CULTURE

The Wonder Women Artists Who Put Their Bodies on the Line

“Radical Women: Latin ­American Art, 1960–1985” opens at the Hammer Museum on Friday, as part of “Pacific Standard Time: LA/LA.”


Wonder Women - Calendar - September 2017
Collection of Marcos Lopez, Artwork © the artist, Photograph by Marcos Lopez

While the military dictator Juan Carlos Onganía was in power in Argentina in 1968, the artist Graciela Carnevale locked a group of people inside one of her exhibitions, where they remained trapped until a passerby saw them and smashed a glass window, setting them free. “Radical Women: Latin ­American Art, 1960–1985,” which opens at the Hammer Museum, in Los Angeles, on September 15 (through December 31), aims to stage its own form of liberation, putting on view the trailblazing efforts of courageous female artists from 15 countries who challenged aesthetic dicta, patriarchal attitudes, and even oppressive regimes. Often they placed bodies—their own and those of other women—front and center, under threat, on the line.

Ana Mendieta’s *Untitled (Facial Hair Transplants)*, 1972

MICHAEL BRZEZINSKI

Take Ana Mendieta, who, following the rape and murder of a fellow student at the University of Iowa in 1973, posed in her own apartment as the victim had been found, with her upper body sprawled across a table, naked from the waist down, her legs smeared with blood.
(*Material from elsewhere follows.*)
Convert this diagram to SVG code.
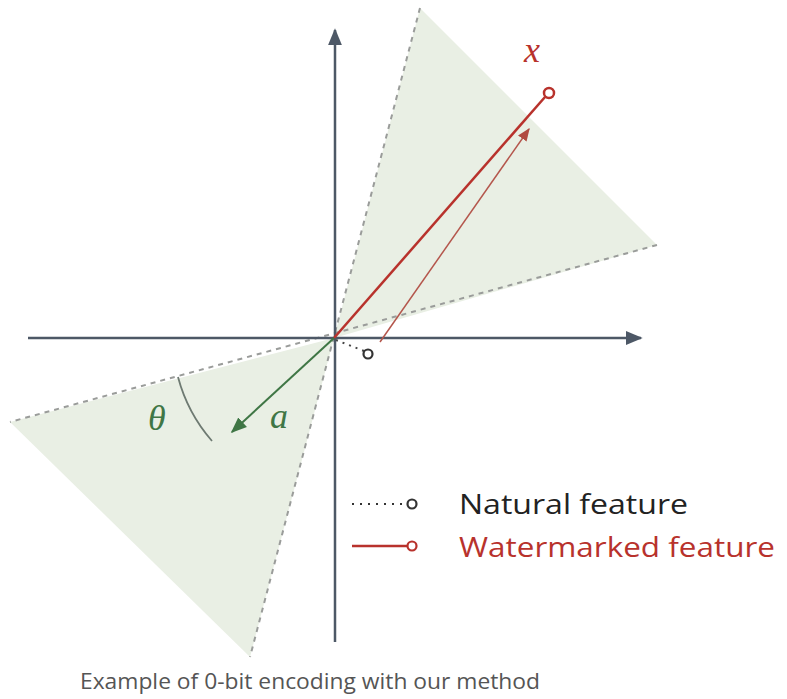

The performance survives in wrenching photographs. “Very early, she was able to give representation to the trauma of rape,” says Andrea Giunta, a co-curator with ­Cecilia Fajardo-Hill of the sprawling survey, part of the Getty Foundation’s “Pacific Standard Time: LA/LA” initiative on Latin American and Latino art.

Then there is María Evelia Marmolejo, who pioneered performance art in early-1980s Colombia, cutting herself before shocked audiences, and the Chicana artist Isabel Castro, who, around the same time, began a series called “Women Under Fire”—photocopy collages that have the crosshairs of a gun floating atop images of women whose family members had been victims of enforced sterilization. “Most of the time the work was in storage and the records in poor condition,” says Giunta, recalling their seven-year effort to assemble the show, which, even with more than 250 works, she adds, represents “only the tip of an iceberg.”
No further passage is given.